Installation = very simple, relies heavily on non-visual elements.
Studio model at one end, House model at the other, blocks of wood in between representing the smells along the path to the studio.
- pine closest to the house contains vanilla, Worcestershire sauce, sesame oil (dinner)
- kanuka blocks next
- a larger piece of pine with a fresh scent of peppermint to represent the pause in my walk, the middle place where I experience my own sky, the fresh scent of night air in the forest
- next are fresher, younger pieces of pine and macrocarpa, teatree that are in our woodshed next to the studio
- the studio itself smells like the fresh burnt smell of laser cut MDF (model making)
To me, some of the most important elements of architecture are those we cannot see - the things we're often not even aware of like sensing the size of a space and it's materials and temperature. Smell is our most basic sense and one that is not usually associated with architecture.
But it is the one that can conjure up the most powerful involuntary recollections of a place, and the emotions associated with that image.
We can close our eyes and put our hands over our ears but we cannot stop breathing.
Smell enters our body in a breath.
Interviews with blind people highlight the importance of these nonvisual ingredients; one of the most basic is smell.
The path to my studio contains my own sky.
At night I leave our house, after cooking and eating dinner, to walk the path to my studio to work.

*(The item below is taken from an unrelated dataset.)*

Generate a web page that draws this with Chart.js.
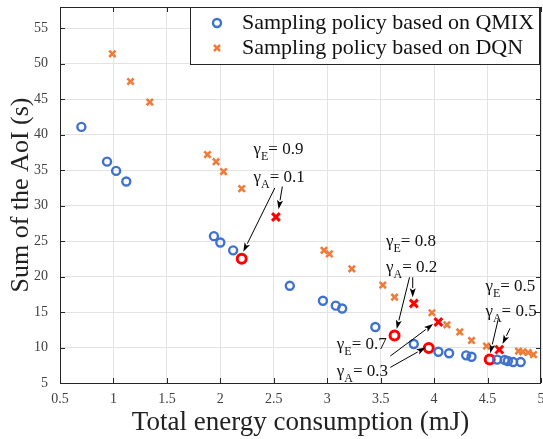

Our house is nestled down in a valley with trees and birds as our neighbours. There are no street lights or city glow, no city noise.
I leave the house behind me, closing the door, leaving the clatter of dinner dishes, sounds of TV and chatter of my family.
As I walk the path I am in limbo between my domestic life and my student life.
With each step closer to my studio, the smells of cooking waft away to be replaced with the velvety night air with it's fresh smell.
Its dark so my other senses are not distracted by vision, though the night sky and stars start to glow as I move away from the lights of the house.
I could navigate this paths by the scents in the air.
The house no longer exists in my vision, but I still catch the faint fragrant smells of maybe vanilla, ginger, sesame, lemon, or smoked paprika from the meal we sat around the dinning table to eat.
As I walk further though I can only smell the fresh scent of the night air in the trees and perhaps a hint of smoke from our fire.
This is the point between the house and studio,
when the trees clear,
when I'm not a mother, a partner, a daughter, but not yet a student or worker,
I am just me.
This is the time when I always look up at and I drink in the sky, my own sky.
I can't quite see the studio yet but I know it's close, I can smell the wood stacked up next to it. The macrocarpa and pine, tea tree, these smells conjure up images of our lounge with this wood stacked next to our fireplace, my family sitting watching the fire with cups of tea.
Climbing the steps to my studio, I turn the door handle with an aroma of old brass and enter to the smells of a freshly laser cut model.